> **Required task**:
Output every line exactly as written. Leave out pictures.

======== Data extract

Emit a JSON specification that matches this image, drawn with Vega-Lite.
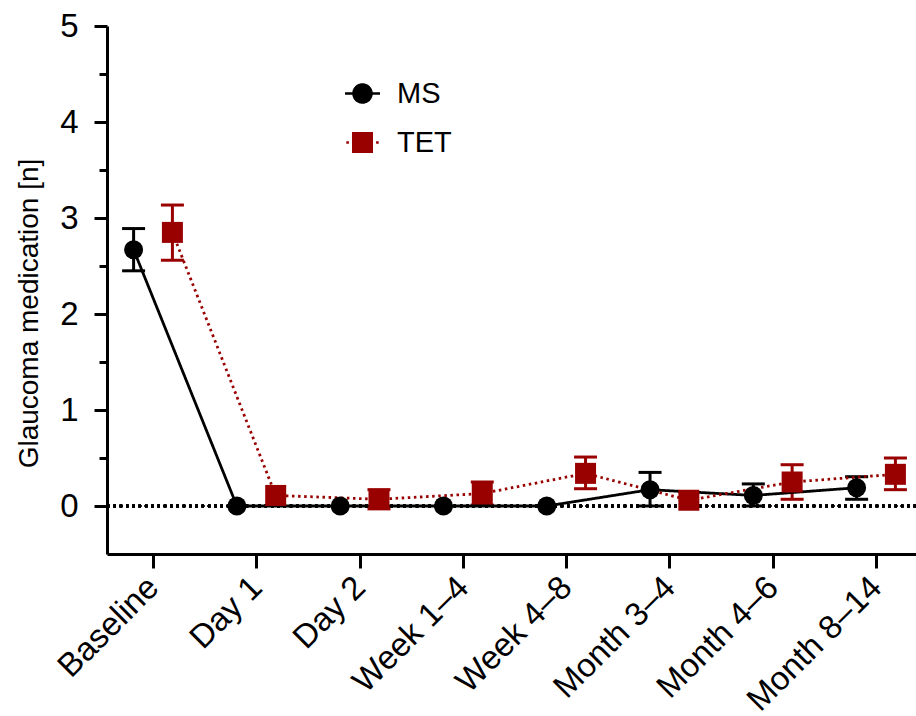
{
  "$schema": "https://vega.github.io/schema/vega-lite/v6.json",
  "width": 809,
  "height": 528,
  "autosize": {"type": "none"},
  "padding": {"left": 107, "top": 26, "right": 0, "bottom": 162},
  "background": "white",
  "config": {
    "view": {"stroke": null},
    "font": "Liberation Sans",
    "axis": {"grid": false, "domainColor": "black", "tickColor": "black", "labelColor": "black", "titleColor": "black", "labelFont": "Liberation Sans", "titleFont": "Liberation Sans", "domainWidth": 3, "tickWidth": 3},
    "axisY": {"titleFontSize": 28, "titleFontWeight": "normal", "titlePadding": 16, "labelFontSize": 33, "labelPadding": 16, "titleY": 287},
    "axisX": {"labelFontSize": 33, "labelPadding": 14, "tickSize": 14},
    "tick": {"opacity": 1}
  },
  "data": {
    "values": [
      {"time": "Baseline", "series": "MS", "mean": 2.67, "lo": 2.45, "hi": 2.89},
      {"time": "Day 1", "series": "MS", "mean": 0, "lo": null, "hi": null},
      {"time": "Day 2", "series": "MS", "mean": 0, "lo": null, "hi": null},
      {"time": "Week 1–4", "series": "MS", "mean": 0, "lo": null, "hi": null},
      {"time": "Week 4–8", "series": "MS", "mean": 0, "lo": null, "hi": null},
      {"time": "Month 3–4", "series": "MS", "mean": 0.17, "lo": 0.0, "hi": 0.35},
      {"time": "Month 4–6", "series": "MS", "mean": 0.11, "lo": 0.0, "hi": 0.23},
      {"time": "Month 8–14", "series": "MS", "mean": 0.19, "lo": 0.07, "hi": 0.305},
      {"time": "Baseline", "series": "TET", "mean": 2.85, "lo": 2.56, "hi": 3.135},
      {"time": "Day 1", "series": "TET", "mean": 0.11, "lo": null, "hi": null},
      {"time": "Day 2", "series": "TET", "mean": 0.07, "lo": -0.03, "hi": 0.17},
      {"time": "Week 1–4", "series": "TET", "mean": 0.13, "lo": 0.01, "hi": 0.25},
      {"time": "Week 4–8", "series": "TET", "mean": 0.34, "lo": 0.18, "hi": 0.51},
      {"time": "Month 3–4", "series": "TET", "mean": 0.06, "lo": null, "hi": null},
      {"time": "Month 4–6", "series": "TET", "mean": 0.25, "lo": 0.07, "hi": 0.43},
      {"time": "Month 8–14", "series": "TET", "mean": 0.33, "lo": 0.17, "hi": 0.5}
    ]
  },
  "encoding": {
    "x": {
      "field": "time", "type": "nominal",
      "sort": ["Baseline", "Day 1", "Day 2", "Week 1–4", "Week 4–8", "Month 3–4", "Month 4–6", "Month 8–14"],
      "scale": {"type": "point", "padding": 0.4163, "align": 0.535, "round": false},
      "axis": {"title": null, "labelAngle": -45, "labelAlign": "right", "labelBaseline": "middle"}
    },
    "xOffset": {"field": "series", "type": "nominal", "scale": {"type": "point", "domain": ["MS", "TET"], "range": [-19.4, 19.4], "padding": 0}},
    "y": {"field": "mean", "type": "quantitative", "scale": {"domain": [-0.5, 5], "nice": false, "zero": false},
      "axis": {"title": "Glaucoma medication [n]",
        "values": [0, 0.5, 1, 1.5, 2, 2.5, 3, 3.5, 4, 4.5, 5],
        "labelExpr": "datum.value % 1 === 0 ? format(datum.value, 'd') : ''",
        "tickSize": {"condition": {"test": "datum.value % 1 === 0", "value": 13}, "value": 8}}},
    "color": {"field": "series", "type": "nominal", "scale": {"domain": ["MS", "TET"], "range": ["black", "#990000"]},
      "legend": {
        "title": null, "orient": "none", "legendX": 241, "legendY": 53,
        "labelFontSize": 29, "labelFont": "Liberation Sans", "labelColor": "black", "labelOffset": 20,
        "symbolSize": 400, "rowPadding": 19, "padding": 0,
        "encode": {
          "symbols": {
            "update": {
              "shape": {"signal": "datum.value === 'MS' ? 'M-1.75,0H1.75M-0.9,0A0.9,0.9,0,1,1,0.9,0A0.9,0.9,0,1,1,-0.9,0Z' : 'M-1.05,-1.05H1.05V1.05H-1.05Z M-1.62,-0.13H-1.36V0.13H-1.62Z M1.36,-0.13H1.62V0.13H1.36Z'"},
              "fill": {"signal": "datum.value === 'MS' ? 'black' : '#990000'"},
              "stroke": {"signal": "datum.value === 'MS' ? 'black' : '#990000'"},
              "strokeWidth": {"signal": "datum.value === 'MS' ? 2.5 : 0"},
              "strokeDash": {"signal": "[1, 0]"},
              "size": {"value": 400},
              "opacity": {"value": 1},
              "fillOpacity": {"value": 1}
            }
          }
        }
      }}
  },
  "layer": [
    {
      "mark": {"type": "rule", "color": "black", "strokeDash": [2.5, 3.8], "strokeWidth": 2.5},
      "encoding": {"y": {"datum": 0, "type": "quantitative"}, "x": null, "xOffset": null, "color": null}
    },
    {
      "mark": {"type": "rule", "strokeWidth": 3},
      "encoding": {
        "y": {"field": "lo", "type": "quantitative"},
        "y2": {"field": "hi"}
      }
    },
    {
      "mark": {"type": "tick", "orient": "horizontal", "size": 23, "thickness": 3, "opacity": 1},
      "encoding": {"y": {"field": "lo", "type": "quantitative"}}
    },
    {
      "mark": {"type": "tick", "orient": "horizontal", "size": 23, "thickness": 3, "opacity": 1},
      "encoding": {"y": {"field": "hi", "type": "quantitative"}}
    },
    {
      "mark": {"type": "line", "strokeWidth": 2.8, "strokeCap": "butt"},
      "encoding": {
        "strokeDash": {"field": "series", "type": "nominal", "scale": {"domain": ["MS", "TET"], "range": [[1, 0], [2.5, 3.6]]}, "legend": null}
      }
    },
    {
      "transform": [{"filter": "datum.series === 'MS'"}],
      "mark": {"type": "point", "shape": "circle", "filled": true, "opacity": 1, "size": 360}
    },
    {
      "transform": [{"filter": "datum.series === 'TET'"}],
      "mark": {"type": "point", "shape": "square", "filled": true, "opacity": 1, "size": 441}
    }
  ]
}
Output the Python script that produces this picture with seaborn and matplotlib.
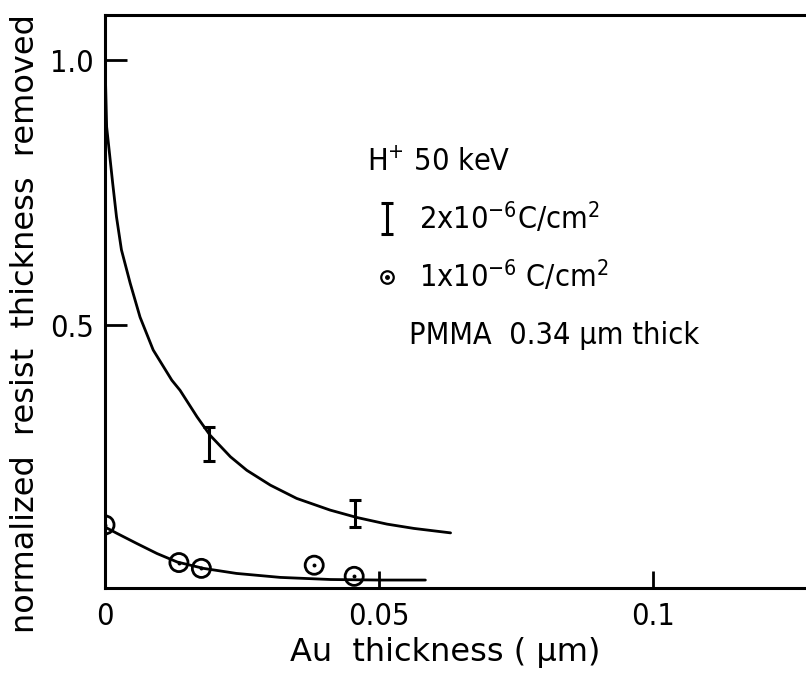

================

> **Exercise answer**:
Emit a JSON specification that matches this image, drawn with Vega-Lite.
{
  "$schema": "https://vega.github.io/schema/vega-lite/v6.json",
  "width": 809,
  "height": 528,
  "autosize": {"type": "none"},
  "padding": {"left": 107, "top": 26, "right": 0, "bottom": 162},
  "background": "white",
  "config": {
    "view": {"stroke": null},
    "font": "Liberation Sans",
    "axis": {"grid": false, "domainColor": "black", "tickColor": "black", "labelColor": "black", "titleColor": "black", "labelFont": "Liberation Sans", "titleFont": "Liberation Sans", "domainWidth": 3, "tickWidth": 3},
    "axisY": {"titleFontSize": 28, "titleFontWeight": "normal", "titlePadding": 16, "labelFontSize": 33, "labelPadding": 16, "titleY": 287},
    "axisX": {"labelFontSize": 33, "labelPadding": 14, "tickSize": 14},
    "tick": {"opacity": 1}
  },
  "data": {
    "values": [
      {"time": "Baseline", "series": "MS", "mean": 2.67, "lo": 2.45, "hi": 2.89},
      {"time": "Day 1", "series": "MS", "mean": 0, "lo": null, "hi": null},
      {"time": "Day 2", "series": "MS", "mean": 0, "lo": null, "hi": null},
      {"time": "Week 1–4", "series": "MS", "mean": 0, "lo": null, "hi": null},
      {"time": "Week 4–8", "series": "MS", "mean": 0, "lo": null, "hi": null},
      {"time": "Month 3–4", "series": "MS", "mean": 0.17, "lo": 0.0, "hi": 0.35},
      {"time": "Month 4–6", "series": "MS", "mean": 0.11, "lo": 0.0, "hi": 0.23},
      {"time": "Month 8–14", "series": "MS", "mean": 0.19, "lo": 0.07, "hi": 0.305},
      {"time": "Baseline", "series": "TET", "mean": 2.85, "lo": 2.56, "hi": 3.135},
      {"time": "Day 1", "series": "TET", "mean": 0.11, "lo": null, "hi": null},
      {"time": "Day 2", "series": "TET", "mean": 0.07, "lo": -0.03, "hi": 0.17},
      {"time": "Week 1–4", "series": "TET", "mean": 0.13, "lo": 0.01, "hi": 0.25},
      {"time": "Week 4–8", "series": "TET", "mean": 0.34, "lo": 0.18, "hi": 0.51},
      {"time": "Month 3–4", "series": "TET", "mean": 0.06, "lo": null, "hi": null},
      {"time": "Month 4–6", "series": "TET", "mean": 0.25, "lo": 0.07, "hi": 0.43},
      {"time": "Month 8–14", "series": "TET", "mean": 0.33, "lo": 0.17, "hi": 0.5}
    ]
  },
  "encoding": {
    "x": {
      "field": "time", "type": "nominal",
      "sort": ["Baseline", "Day 1", "Day 2", "Week 1–4", "Week 4–8", "Month 3–4", "Month 4–6", "Month 8–14"],
      "scale": {"type": "point", "padding": 0.4163, "align": 0.535, "round": false},
      "axis": {"title": null, "labelAngle": -45, "labelAlign": "right", "labelBaseline": "middle"}
    },
    "xOffset": {"field": "series", "type": "nominal", "scale": {"type": "point", "domain": ["MS", "TET"], "range": [-19.4, 19.4], "padding": 0}},
    "y": {"field": "mean", "type": "quantitative", "scale": {"domain": [-0.5, 5], "nice": false, "zero": false},
      "axis": {"title": "Glaucoma medication [n]",
        "values": [0, 0.5, 1, 1.5, 2, 2.5, 3, 3.5, 4, 4.5, 5],
        "labelExpr": "datum.value % 1 === 0 ? format(datum.value, 'd') : ''",
        "tickSize": {"condition": {"test": "datum.value % 1 === 0", "value": 13}, "value": 8}}},
    "color": {"field": "series", "type": "nominal", "scale": {"domain": ["MS", "TET"], "range": ["black", "#990000"]},
      "legend": {
        "title": null, "orient": "none", "legendX": 241, "legendY": 53,
        "labelFontSize": 29, "labelFont": "Liberation Sans", "labelColor": "black", "labelOffset": 20,
        "symbolSize": 400, "rowPadding": 19, "padding": 0,
        "encode": {
          "symbols": {
            "update": {
              "shape": {"signal": "datum.value === 'MS' ? 'M-1.75,0H1.75M-0.9,0A0.9,0.9,0,1,1,0.9,0A0.9,0.9,0,1,1,-0.9,0Z' : 'M-1.05,-1.05H1.05V1.05H-1.05Z M-1.62,-0.13H-1.36V0.13H-1.62Z M1.36,-0.13H1.62V0.13H1.36Z'"},
              "fill": {"signal": "datum.value === 'MS' ? 'black' : '#990000'"},
              "stroke": {"signal": "datum.value === 'MS' ? 'black' : '#990000'"},
              "strokeWidth": {"signal": "datum.value === 'MS' ? 2.5 : 0"},
              "strokeDash": {"signal": "[1, 0]"},
              "size": {"value": 400},
              "opacity": {"value": 1},
              "fillOpacity": {"value": 1}
            }
          }
        }
      }}
  },
  "layer": [
    {
      "mark": {"type": "rule", "color": "black", "strokeDash": [2.5, 3.8], "strokeWidth": 2.5},
      "encoding": {"y": {"datum": 0, "type": "quantitative"}, "x": null, "xOffset": null, "color": null}
    },
    {
      "mark": {"type": "rule", "strokeWidth": 3},
      "encoding": {
        "y": {"field": "lo", "type": "quantitative"},
        "y2": {"field": "hi"}
      }
    },
    {
      "mark": {"type": "tick", "orient": "horizontal", "size": 23, "thickness": 3, "opacity": 1},
      "encoding": {"y": {"field": "lo", "type": "quantitative"}}
    },
    {
      "mark": {"type": "tick", "orient": "horizontal", "size": 23, "thickness": 3, "opacity": 1},
      "encoding": {"y": {"field": "hi", "type": "quantitative"}}
    },
    {
      "mark": {"type": "line", "strokeWidth": 2.8, "strokeCap": "butt"},
      "encoding": {
        "strokeDash": {"field": "series", "type": "nominal", "scale": {"domain": ["MS", "TET"], "range": [[1, 0], [2.5, 3.6]]}, "legend": null}
      }
    },
    {
      "transform": [{"filter": "datum.series === 'MS'"}],
      "mark": {"type": "point", "shape": "circle", "filled": true, "opacity": 1, "size": 360}
    },
    {
      "transform": [{"filter": "datum.series === 'TET'"}],
      "mark": {"type": "point", "shape": "square", "filled": true, "opacity": 1, "size": 441}
    }
  ]
}
Output the Python script that produces this picture with seaborn and matplotlib.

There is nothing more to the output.